I just found this interview with Michael Phipps at osnews, from 2001, and one thing I cannot help but notice is the last Question and Answer:
10. Are you going to implement BeOS exactly as we know it, or you may introduce new elements to the system, for example new widgets and functionality?
Michael Phipps: Yes. The goal for R1 is 100% compatability. Some things that would not effect that (new widgets, for example) could be added if time permits. But we are focused on getting a release out, not improving R5. Some things will be better as a result of the rewrite (the kernel and bfs come to mind).
But wait until you see R2. (Emphasis mine).
Haiku has already improved R5 too much by now, in my opinion.
To name a few things:
- Package Management
- etc, etc, etc...
Yes, of course, all of them very necessary to modern computing needs, but…
And there’s always a but…
I guess This is History by now…
(NOTE: Post not to be taken negatively, and also not intended to start heated discussions-or not-about when R1 will come out-if ever… However, one cannot help but wonder…)
Well, there are three possibilities.
- R1 is never reached because the number of core developers committed to the project diminishes and the core goal of meeting R1 gets lost with that.
- R1 is never reached because, although everyone remains committed to the project, there never comes a point where the developers can agree that 100% compatibility has been reached.
- The developers reach and release R1, the remaning blockers are fixed and there is consensus that compatibility is close enough. HOWEVER. At this point, there will be AT LEAST a few people that are not satisfied, and will moan that it’s not really 100% compatible. The reason is, Haiku is a different operating system, ultimately, and it has a different codebase. Even if you reach what appears to be 100% compatibility, it will actually be something like 99.99985% compatible, and there will be 3 people that complain loudly about the 0.00015% of missing functionality that they consider absolutely necessary for R1 - but who aren’t ready to contribute themselves to do the total rewrite of subsystem X that would satisfy their demands, but in reality only make the system 99.99987% compatible.
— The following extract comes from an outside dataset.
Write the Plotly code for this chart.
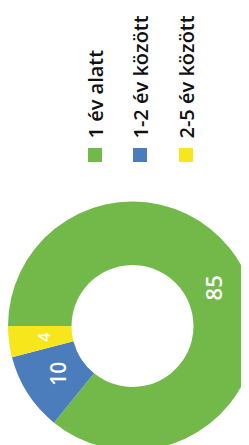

I think Possibility 3 is the most likely. As for when we reach that stage, it depends on everyone. If I were a bit younger and had different priorities, I would definitely be working on this project myself too, rather than just the odd comment.
Even different BeOS versions not 100 % compatible. I think, reaching level above 90 % compatibility (HOS with BeOS) is good enough.
I think, main problem for reaching R1 is system stability.
I remember the discussions at BeGeistert where decisions were made on Wifi, and on making it possible to update Haiku. This was right after the Alpha1 release, it looked like R1 would be quite close and we could sneak in a few extra features.
I was one of the supporters for these two, and I must admit if I knew it would take 7 years to get them done, I would have voted differently. I think we have all been a bit too optimistic at the time. But, it's now too late to revert the decision, so let's live with the consequences.
The availability of package management (which is the answer to "ability to upgrade the system") makes it possible to release an R1-beta1 even if we are at only 80% or so of our initial goal in some areas (and past 120% in others). Then, people will complain loudly about the missing 20% and we can fix the issues and improve things in the R1 branch. Meanwhile, new developments happen in the R2 branch.
Maybe, R1 will never be reached, and we will be stuck in eternal beta state until everyone loses interest about the R1 branch and moves on to R2. Yet another possibility for the future of Haiku.
There is truth in what you say. I also feel that the Haiku project has over-reached into areas that aren’t fundamentally important to R1. With this, some momentum has been lost. Momentum is an intangible quality and hence very easy to deny, but to my mind, open source community projects live and die by it.
That said, we are lucky that:
- Haiku OS is damn great at the moment!
- We don’t have a destructive psychopathic figure like Pottering in the Haiku/BeOS movement.
So, all things considered, I think we have reasons to be cautiously optimistic.